Most notably, it’s the speed in which the Minutemen players are now moving with that stood out to Harasymiak.
“The speeds are probably the thing that I’m impressed with the most just from the data that we get,” he said. “But ultimately what coach Greene has done over the summer has been really impressive. He’s the mechanic. Your body is the car. He’s the mechanic taking care of your body.”
Harding noted that several UMass players are now running over 20 miles per hour. Just a few months ago, that wasn’t the case.
For the first time in quite a while, speed may actually be a legitimate weapon for this Minutemen football team.

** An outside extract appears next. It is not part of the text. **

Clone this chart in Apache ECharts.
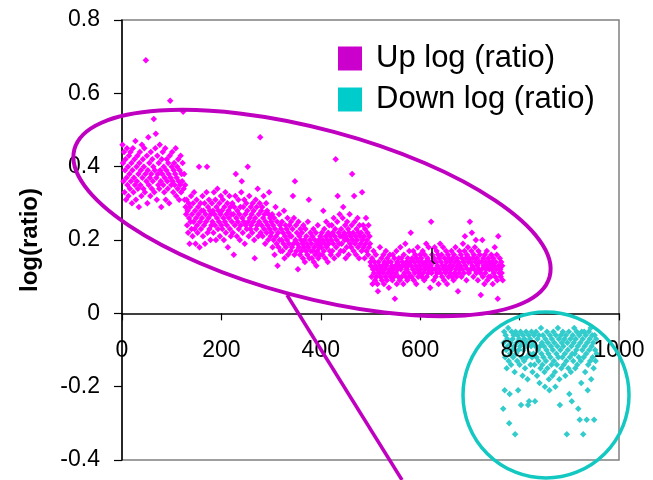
<!DOCTYPE html>
<html>
<head>
<meta charset="utf-8">
<script src="https://cdn.jsdelivr.net/npm/echarts/dist/echarts.min.js"></script>
<style>html,body{margin:0;padding:0;background:#fff;}#chart{width:653px;height:480px;}</style>
</head>
<body>
<div id="chart"></div>
<script>
// Series names
const seriesNames = ['Up log (ratio)', 'Down log (ratio)'];
// x tick / y tick settings
const xTicks = [0, 200, 400, 600, 800, 1000];
const yTicks = [-0.4, -0.2, 0, 0.2, 0.4, 0.6, 0.8];

// "Up" points: y values for rows 1..766 (x = row number)
const upStart = 1;
const upY = [
0.46,0.41,0.36,0.44,0.33,0.39,0.42,0.31,0.37,0.45,0.35,0.40,0.32,0.43,0.38,0.34,0.44,0.36,0.41,0.30,
0.39,0.45,0.33,0.37,0.42,0.35,0.47,0.31,0.40,0.36,0.43,0.34,0.38,0.29,0.41,0.44,0.35,0.39,0.32,0.46,
0.37,0.42,0.34,0.40,0.45,0.33,0.38,0.69,0.36,0.43,0.30,0.39,0.48,0.35,0.41,0.37,0.32,0.44,0.38,0.34,
0.42,0.36,0.40,0.53,0.33,0.39,0.45,0.49,0.37,0.31,0.43,0.38,0.35,0.41,0.34,0.46,0.39,0.36,0.29,0.42,
0.38,0.44,0.35,0.40,0.33,0.37,0.45,0.31,0.39,0.42,0.36,0.34,0.41,0.38,0.30,0.43,0.58,0.37,0.35,0.40,
0.44,0.36,0.33,0.39,0.41,0.35,0.38,0.45,0.32,0.37,0.40,0.34,0.42,0.36,0.31,0.39,0.35,0.43,0.33,0.38,
0.36,0.41,0.55,0.34,0.38,0.31,0.35,0.29,0.27,0.31,0.24,0.28,0.22,0.30,0.26,0.19,0.29,0.25,0.32,0.23,
0.27,0.21,0.30,0.25,0.33,0.23,0.28,0.19,0.26,0.31,0.24,0.22,0.29,0.27,0.40,0.18,0.25,0.30,0.23,0.28,
0.26,0.32,0.21,0.28,0.24,0.30,0.19,0.27,0.25,0.33,0.40,0.22,0.29,0.26,0.31,0.23,0.28,0.20,0.27,0.24,
0.30,0.25,0.28,0.22,0.33,0.27,0.24,0.31,0.20,0.29,0.26,0.34,0.23,0.28,0.25,0.30,0.21,0.27,0.32,0.24,
0.28,0.23,0.31,0.26,0.20,0.29,0.25,0.33,0.22,0.27,0.24,0.30,0.18,0.28,0.26,0.32,0.23,0.29,0.21,0.27,
0.25,0.30,0.22,0.27,0.16,0.29,0.24,0.32,0.38,0.26,0.21,0.28,0.25,0.31,0.23,0.27,0.20,0.29,0.24,0.33,
0.36,0.26,0.22,0.29,0.25,0.31,0.19,0.27,0.24,0.30,0.23,0.28,0.40,0.25,0.21,0.32,0.26,0.23,0.29,0.24,
0.27,0.22,0.30,0.25,0.28,0.20,0.15,0.26,0.31,0.23,0.29,0.24,0.34,0.21,0.27,0.25,0.30,0.48,0.22,0.28,
0.24,0.29,0.21,0.26,0.32,0.23,0.27,0.19,0.25,0.30,0.22,0.28,0.24,0.20,0.27,0.33,0.23,0.26,0.21,0.25,
0.22,0.27,0.18,0.24,0.20,0.26,0.16,0.23,0.29,0.21,0.19,0.25,0.13,0.22,0.18,0.27,0.20,0.24,0.17,0.23,
0.20,0.25,0.17,0.22,0.19,0.28,0.15,0.21,0.24,0.18,0.23,0.20,0.26,0.16,0.22,0.19,0.24,0.21,0.17,0.25,
0.21,0.18,0.23,0.32,0.19,0.26,0.16,0.36,0.20,0.24,0.17,0.22,0.19,0.12,0.25,0.18,0.21,0.16,0.23,0.20,
0.17,0.22,0.19,0.15,0.24,0.18,0.20,0.14,0.23,0.17,0.21,0.19,0.16,0.25,0.18,0.31,0.15,0.20,0.22,0.17,
0.19,0.15,0.21,0.17,0.23,0.14,0.18,0.20,0.16,0.22,0.13,0.19,0.17,0.24,0.15,0.20,0.18,0.16,0.21,0.19,
0.18,0.22,0.16,0.20,0.28,0.17,0.23,0.19,0.15,0.21,0.25,0.18,0.20,0.14,0.22,0.19,0.24,0.17,0.21,0.16,
0.20,0.24,0.17,0.22,0.19,0.26,0.15,0.21,0.23,0.42,0.18,0.20,0.25,0.32,0.16,0.22,0.19,0.27,0.21,0.17,
0.23,0.19,0.21,0.26,0.29,0.17,0.22,0.20,0.24,0.15,0.21,0.18,0.25,0.20,0.23,0.16,0.22,0.27,0.19,0.21,
0.18,0.24,0.38,0.20,0.22,0.17,0.32,0.25,0.19,0.21,0.16,0.23,0.20,0.26,0.18,0.22,0.15,0.24,0.21,0.19,
0.22,0.17,0.33,0.20,0.24,0.18,0.21,0.15,0.23,0.19,0.26,0.17,0.20,0.22,0.16,0.24,0.18,0.21,0.19,0.14,
0.13,0.10,0.15,0.08,0.12,0.17,0.11,0.14,0.09,0.13,0.16,0.10,0.12,0.08,0.06,0.14,0.11,0.13,0.18,0.10,
0.12,0.15,0.09,0.13,0.11,0.16,0.08,0.14,0.12,0.10,0.17,0.13,0.09,0.15,0.11,0.14,0.07,0.12,0.16,0.10,
0.14,0.11,0.13,0.09,0.16,0.12,0.10,0.15,0.04,0.13,0.11,0.17,0.08,0.14,0.12,0.10,0.15,0.13,0.09,0.18,
0.12,0.15,0.10,0.14,0.13,0.08,0.16,0.11,0.13,0.19,0.10,0.14,0.12,0.09,0.15,0.13,0.11,0.17,0.10,0.14,
0.22,0.13,0.10,0.15,0.12,0.17,0.09,0.14,0.11,0.16,0.13,0.08,0.15,0.12,0.18,0.10,0.14,0.11,0.13,0.16,
0.12,0.15,0.10,0.14,0.17,0.11,0.13,0.09,0.16,0.12,0.14,0.19,0.10,0.13,0.15,0.11,0.18,0.12,0.14,0.07,
0.13,0.25,0.11,0.16,0.12,0.14,0.09,0.15,0.18,0.12,0.10,0.14,0.17,0.11,0.13,0.16,0.08,0.15,0.12,0.19,
0.11,0.14,0.16,0.10,0.13,0.18,0.12,0.09,0.15,0.13,0.11,0.17,0.14,0.08,0.12,0.16,0.10,0.15,0.13,0.11,
0.14,0.12,0.17,0.10,0.15,0.13,0.09,0.16,0.11,0.14,0.18,0.12,0.10,0.15,0.13,0.06,0.14,0.11,0.17,0.12,
0.13,0.16,0.10,0.15,0.12,0.19,0.14,0.11,0.17,0.21,0.13,0.15,0.09,0.16,0.12,0.18,0.14,0.11,0.15,0.25,
0.14,0.12,0.17,0.22,0.13,0.15,0.10,0.16,0.12,0.18,0.14,0.20,0.11,0.15,0.13,0.09,0.17,0.12,0.14,0.16,
0.11,0.05,0.14,0.12,0.20,0.10,0.15,0.13,0.08,0.16,0.11,0.14,0.12,0.17,0.09,0.13,0.15,0.10,0.12,0.14,
0.13,0.10,0.16,0.12,0.14,0.08,0.15,0.11,0.13,0.18,0.10,0.14,0.12,0.16,0.09,0.04,0.21,0.13,0.11,0.15,
0.12,0.10,0.14,0.11,0.13,0.09
];

// "Down" points: y values for rows 767..955 (x = row number)
const downStart = 767;
const downY = [
-0.26,-0.08,-0.05,-0.21,-0.12,-0.06,-0.10,-0.15,-0.07,-0.09,-0.04,-0.13,-0.30,-0.22,-0.11,-0.08,-0.14,-0.05,-0.10,-0.07,
-0.12,-0.06,-0.09,-0.16,-0.33,-0.05,-0.11,-0.08,-0.13,-0.06,-0.21,-0.10,-0.07,-0.14,-0.09,-0.05,-0.25,-0.12,-0.08,-0.17,
-0.06,-0.10,-0.13,-0.07,-0.15,-0.09,-0.05,-0.12,-0.08,-0.18,-0.25,-0.06,-0.24,-0.11,-0.07,-0.14,-0.09,-0.05,-0.12,-0.16,
-0.08,-0.11,-0.06,-0.14,-0.24,-0.09,-0.05,-0.12,-0.17,-0.07,-0.10,-0.13,-0.06,-0.19,-0.09,-0.15,-0.04,-0.11,-0.08,-0.14,
-0.06,-0.12,-0.09,-0.16,-0.20,-0.07,-0.13,-0.10,-0.05,-0.15,-0.08,-0.11,-0.18,-0.21,-0.06,-0.12,-0.09,-0.14,-0.07,-0.17,
-0.10,-0.05,-0.13,-0.08,-0.16,-0.20,-0.06,-0.11,-0.14,-0.09,-0.04,-0.12,-0.07,-0.18,-0.25,-0.10,-0.06,-0.15,-0.08,-0.12,
-0.05,-0.09,-0.14,-0.07,-0.11,-0.17,-0.06,-0.13,-0.33,-0.08,-0.10,-0.15,-0.05,-0.22,-0.12,-0.07,-0.16,-0.09,-0.24,-0.11,
-0.06,-0.13,-0.08,-0.04,-0.11,-0.15,-0.07,-0.10,-0.05,-0.14,-0.09,-0.26,-0.12,-0.06,-0.29,-0.08,-0.13,-0.19,-0.05,-0.10,
-0.07,-0.33,-0.12,-0.05,-0.09,-0.16,-0.06,-0.11,-0.29,-0.08,-0.21,-0.14,-0.05,-0.10,-0.07,-0.13,-0.04,-0.18,-0.09,-0.06,
-0.12,-0.08,-0.15,-0.29,-0.06,-0.10,-0.13,-0.07,-0.11
];

const FONT = '"Liberation Sans", Arial, sans-serif';
const upData = upY.map((y, i) => [upStart + i, y]);
const downData = downY.map((y, i) => [downStart + i, y]);

// plot area (pixels) and zero-line offset for the x axis
const GRID = {left: 122, right: 34, top: 20, bottom: 20};
const plotH = 480 - GRID.top - GRID.bottom;
const zeroOffset = -plotH * (0 - yTicks[0]) / (yTicks[yTicks.length - 1] - yTicks[0]);

const chart = echarts.init(document.getElementById('chart'), null, {renderer: 'canvas'});
chart.setOption({
  animation: false,
  backgroundColor: '#ffffff',
  grid: {left: GRID.left, right: GRID.right, top: GRID.top, bottom: GRID.bottom, show: true,
         borderColor: '#808080', borderWidth: 1.5, containLabel: false, outerBoundsMode: 'none'},
  legend: {
    orient: 'vertical', left: 333, top: 38, itemWidth: 24, itemHeight: 24, itemGap: 10, icon: 'rect',
    textStyle: {fontSize: 31, fontFamily: FONT, color: '#000', padding: [0, 0, 0, 9]},
    data: [
      {name: seriesNames[0], itemStyle: {color: '#CC00CC', opacity: 1}},
      {name: seriesNames[1], itemStyle: {color: '#00CCCC', opacity: 1}}
    ]
  },
  xAxis: {
    type: 'value', min: xTicks[0], max: xTicks[xTicks.length - 1], interval: xTicks[1] - xTicks[0],
    position: 'bottom', offset: zeroOffset, z: 10,
    axisLine: {onZero: false, lineStyle: {color: '#000', width: 1.5}},
    axisTick: {show: true, length: 7, lineStyle: {color: '#000', width: 1.2}},
    axisLabel: {margin: 26, fontSize: 23, color: '#000', fontFamily: FONT, formatter: v => String(v)},
    splitLine: {show: false}
  },
  yAxis: {
    type: 'value', min: yTicks[0], max: yTicks[yTicks.length - 1], interval: yTicks[1] - yTicks[0],
    name: 'log(ratio)', nameLocation: 'middle', nameRotate: 90, nameGap: 80,
    nameTextStyle: {fontSize: 24, fontWeight: 'bold', fontFamily: FONT, color: '#000'},
    axisLine: {onZero: false, lineStyle: {color: '#000', width: 1.5}},
    axisTick: {show: true, length: 8, lineStyle: {color: '#000', width: 1.2}},
    axisLabel: {margin: 22, fontSize: 23, color: '#000', fontFamily: FONT, formatter: v => String(Math.round(v * 10) / 10)},
    splitLine: {show: false}
  },
  series: [
    {name: seriesNames[0], type: 'scatter', symbol: 'diamond', symbolSize: 6.5, data: upData,
     itemStyle: {color: '#FF00FF', opacity: 1}, emphasis: {disabled: true}},
    {name: seriesNames[1], type: 'scatter', symbol: 'diamond', symbolSize: 6.5, data: downData,
     itemStyle: {color: '#33CCCC', opacity: 1}, emphasis: {disabled: true}}
  ],
  graphic: [
    {type: 'ellipse', x: 312, y: 213, rotation: -15 * Math.PI / 180, shape: {cx: 0, cy: 0, rx: 246, ry: 84},
     style: {fill: 'none', stroke: '#C000C0', lineWidth: 4}, z: 100, silent: true},
    {type: 'line', shape: {x1: 287, y1: 295, x2: 402, y2: 480},
     style: {stroke: '#C000C0', lineWidth: 3.5}, z: 100, silent: true},
    {type: 'circle', shape: {cx: 546, cy: 395, r: 83},
     style: {fill: 'none', stroke: '#14C8C2', lineWidth: 3.5}, z: 100, silent: true},
    {type: 'polyline', shape: {points: [[432, 248], [432, 261], [435, 264]]},
     style: {stroke: '#000', lineWidth: 1.5, fill: 'none'}, z: 100, silent: true}
  ]
});
</script>
</body>
</html>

(CHRIS TUCCI/UMASS ATHLETICS)
“Coach Greene, our strength coach, has done an amazing job getting us in the best shape as possible,” Harding said. “We had a lot of guys running 21 miles per hour, just way different from the winter. You can see it right now, all the work we’ve put in is starting to show.”
Running backs find footing
UMass went from a two-headed monster in the backfield with Kay’Ron Lynch-Adams and Greg Desrosiers in 2023 to a do-it-by-committee group in 2024, with nobody truly emerging as the team’s top running back.
And while there still may not be a true workhorse back emerging just yet, there are some terrific options at Bajakian and Harasymiak’s disposal.
Rock Griffin (redshirt junior, Vanderbilt transfer) may be the favorite to start, and Harasymiak said on Wednesday that he’s probably the hardest worker of the bunch. But the Minutemen also have Brandon Hood (redshirt freshman, Colorado transfer), Juwaun Price (graduate senior, New Mexico State transfer) and Elijah Faulkner (freshman) in the fold as well as returners Cookie Desiderio (redshirt sophomore) and Da’Marion Alberic (redshirt freshman).
It may not be the one-two punch UMass had in 2023, but the Minutemen’s backfield is taking shape and looks to be in a much better position than a year ago.
“They’re three different kind of body types,” Harasymiak said of Griffin, Hood and Price. “I’m excited about the group because it’s all a little bit different… That room is probably the most changed-over room that we have.”